There are gifts everywhere

There are gifts everywhere November 3, 2017

My writing candle 050917I am still on my retreat in Shropshire, writing like a demon. This morning I left my little apartment and went downstairs to the kitchen for my first cup of tea. As I came back into the stairwell I noticed a crumpled leaf on the floor in the shape of a little frog.

I looked more closely. It was a little frog. I lifted her into the palm of my hand, gently closing my fingers so she wouldn’t jump out, and carried her through the kitchen to set her down in the flowerbed. As we walked, I talked to her. “Hello sweetie! How did you get in here, darling? What a pretty little frog you are. Now don’t try and jump out. Careful, careful. Here you go, here you are my lovely. Off you go.”

She crawled off into the undergrowth, and I came upstairs to drink my cup of tea.

Yesterday I listened to a friend speak of her pain and, rather than turning away, I really heard her. I recognised her experience as something I feel too, in different areas of my own life. I felt tender towards her, and tender towards the tangled parts of myself. I didn’t feel tempted to tell her what to do to stop the pain. I didn’t think, “I’d never let that happen to me.” I saw that we were the same, and that all I could do was witness her, and understand how complicated these things are, and know that there is always hope.

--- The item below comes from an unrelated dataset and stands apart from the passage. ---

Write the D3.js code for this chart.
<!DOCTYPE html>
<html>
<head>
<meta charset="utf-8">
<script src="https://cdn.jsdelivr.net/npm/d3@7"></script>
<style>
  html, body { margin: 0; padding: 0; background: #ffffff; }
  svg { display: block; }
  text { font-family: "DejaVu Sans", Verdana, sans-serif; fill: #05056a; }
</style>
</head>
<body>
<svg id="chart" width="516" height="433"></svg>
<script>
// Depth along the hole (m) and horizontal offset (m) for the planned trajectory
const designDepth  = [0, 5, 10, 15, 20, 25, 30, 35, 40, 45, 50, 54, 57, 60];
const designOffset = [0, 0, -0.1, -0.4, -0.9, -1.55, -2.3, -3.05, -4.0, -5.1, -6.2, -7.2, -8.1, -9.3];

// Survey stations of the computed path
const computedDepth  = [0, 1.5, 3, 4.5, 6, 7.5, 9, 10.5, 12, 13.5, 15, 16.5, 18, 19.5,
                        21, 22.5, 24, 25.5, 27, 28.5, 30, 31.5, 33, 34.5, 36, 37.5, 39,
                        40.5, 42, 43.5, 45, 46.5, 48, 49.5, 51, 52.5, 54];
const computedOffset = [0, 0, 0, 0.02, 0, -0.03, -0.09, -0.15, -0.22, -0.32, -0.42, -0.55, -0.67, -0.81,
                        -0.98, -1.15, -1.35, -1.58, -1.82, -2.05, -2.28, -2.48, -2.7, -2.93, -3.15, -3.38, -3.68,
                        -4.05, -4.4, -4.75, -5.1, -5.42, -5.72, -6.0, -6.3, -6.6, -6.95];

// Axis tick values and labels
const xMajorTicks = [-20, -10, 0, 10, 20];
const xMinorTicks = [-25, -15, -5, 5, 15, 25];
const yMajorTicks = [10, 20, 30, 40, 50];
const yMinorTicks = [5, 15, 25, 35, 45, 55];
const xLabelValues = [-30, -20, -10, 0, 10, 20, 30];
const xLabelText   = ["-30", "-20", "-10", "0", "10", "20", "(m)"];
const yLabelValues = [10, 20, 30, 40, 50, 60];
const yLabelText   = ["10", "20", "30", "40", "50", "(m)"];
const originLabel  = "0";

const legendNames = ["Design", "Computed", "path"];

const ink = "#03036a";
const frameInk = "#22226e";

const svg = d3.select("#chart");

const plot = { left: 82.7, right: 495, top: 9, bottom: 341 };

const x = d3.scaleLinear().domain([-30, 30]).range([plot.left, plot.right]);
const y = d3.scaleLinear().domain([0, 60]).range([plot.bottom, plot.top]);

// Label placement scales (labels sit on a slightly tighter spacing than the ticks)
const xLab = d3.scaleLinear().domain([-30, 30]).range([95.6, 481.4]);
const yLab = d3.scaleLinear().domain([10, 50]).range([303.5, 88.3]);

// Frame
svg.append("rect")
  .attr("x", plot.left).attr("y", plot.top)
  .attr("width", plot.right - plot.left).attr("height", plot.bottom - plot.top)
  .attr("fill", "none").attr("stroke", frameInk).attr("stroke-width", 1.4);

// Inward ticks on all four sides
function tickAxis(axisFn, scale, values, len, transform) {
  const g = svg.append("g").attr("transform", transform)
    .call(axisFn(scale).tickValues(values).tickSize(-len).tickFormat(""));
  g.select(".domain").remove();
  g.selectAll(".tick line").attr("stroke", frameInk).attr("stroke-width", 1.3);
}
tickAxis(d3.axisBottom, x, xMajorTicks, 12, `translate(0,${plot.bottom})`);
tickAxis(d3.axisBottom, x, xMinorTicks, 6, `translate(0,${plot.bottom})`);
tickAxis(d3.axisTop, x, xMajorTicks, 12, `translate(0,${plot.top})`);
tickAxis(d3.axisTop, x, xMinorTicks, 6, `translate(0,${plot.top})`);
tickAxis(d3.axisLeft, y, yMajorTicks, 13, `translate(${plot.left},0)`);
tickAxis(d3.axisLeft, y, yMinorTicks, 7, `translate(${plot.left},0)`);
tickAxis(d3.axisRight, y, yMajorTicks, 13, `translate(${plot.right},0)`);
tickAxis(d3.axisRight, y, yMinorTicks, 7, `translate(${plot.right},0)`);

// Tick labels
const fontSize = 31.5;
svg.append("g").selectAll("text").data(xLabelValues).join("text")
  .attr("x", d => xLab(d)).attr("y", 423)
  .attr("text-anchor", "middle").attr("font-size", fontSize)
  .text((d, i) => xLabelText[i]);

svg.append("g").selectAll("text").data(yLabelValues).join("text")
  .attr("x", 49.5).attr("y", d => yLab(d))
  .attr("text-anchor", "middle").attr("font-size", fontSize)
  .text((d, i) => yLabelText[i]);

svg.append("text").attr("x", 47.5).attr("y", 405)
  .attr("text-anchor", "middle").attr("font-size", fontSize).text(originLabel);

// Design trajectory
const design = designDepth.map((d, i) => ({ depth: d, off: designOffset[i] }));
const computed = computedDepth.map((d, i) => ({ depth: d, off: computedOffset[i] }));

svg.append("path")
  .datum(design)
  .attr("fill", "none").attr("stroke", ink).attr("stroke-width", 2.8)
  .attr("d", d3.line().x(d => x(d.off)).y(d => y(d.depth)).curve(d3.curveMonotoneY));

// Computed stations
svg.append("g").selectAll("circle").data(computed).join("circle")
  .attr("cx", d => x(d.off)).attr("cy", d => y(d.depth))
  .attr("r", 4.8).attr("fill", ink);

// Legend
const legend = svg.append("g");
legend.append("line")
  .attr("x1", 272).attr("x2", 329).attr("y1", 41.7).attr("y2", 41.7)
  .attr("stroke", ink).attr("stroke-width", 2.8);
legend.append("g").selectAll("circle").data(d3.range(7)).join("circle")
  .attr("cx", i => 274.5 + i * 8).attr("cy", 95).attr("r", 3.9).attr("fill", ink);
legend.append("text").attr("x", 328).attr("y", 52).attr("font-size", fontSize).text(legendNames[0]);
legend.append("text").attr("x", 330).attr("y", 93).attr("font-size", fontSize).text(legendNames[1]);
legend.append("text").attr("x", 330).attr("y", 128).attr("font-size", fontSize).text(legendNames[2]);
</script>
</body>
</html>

The day before I looked up from my desk to see a squirrel teetering along the telegraph line, his tail wildly flapping like a ribbon in the breeze to keep him steady. He was heading for a huge tree with tangerine and mustard-coloured leaves. A scattering of birds flapped across the sky. He leapt into the air, catching the end of a branch that looked too fragile from here, too flimsy to hold his weight. He swung on it for a second before clambering up and dancing into the tree. I looked up squirrels online, and sometimes they do fall, and my heart broke for the ones who do. I was glad that this one made it, and I watched him as he went about his ordinary day, flying from here to there. What extravagance!

When I feel connected to the Buddha, I am more likely to notice little frogs in stairwells. I am more likely to hear my friends, and to stop writing every so often to enjoy squirrel acrobatics. There are gifts everywhere.

I have been enjoying my nembutsu practice this week, setting aside just five minutes in the mornings and the evenings to sing Namo Amida Bu. I have been using my mala with 54 beads, so every day has contained at least 108 recitations, as suggested in the precepts I took when I became a Priest with the Amida Order. These short practice periods are enough. They are the cracks that let in the light of Amida, and the light dazzles me.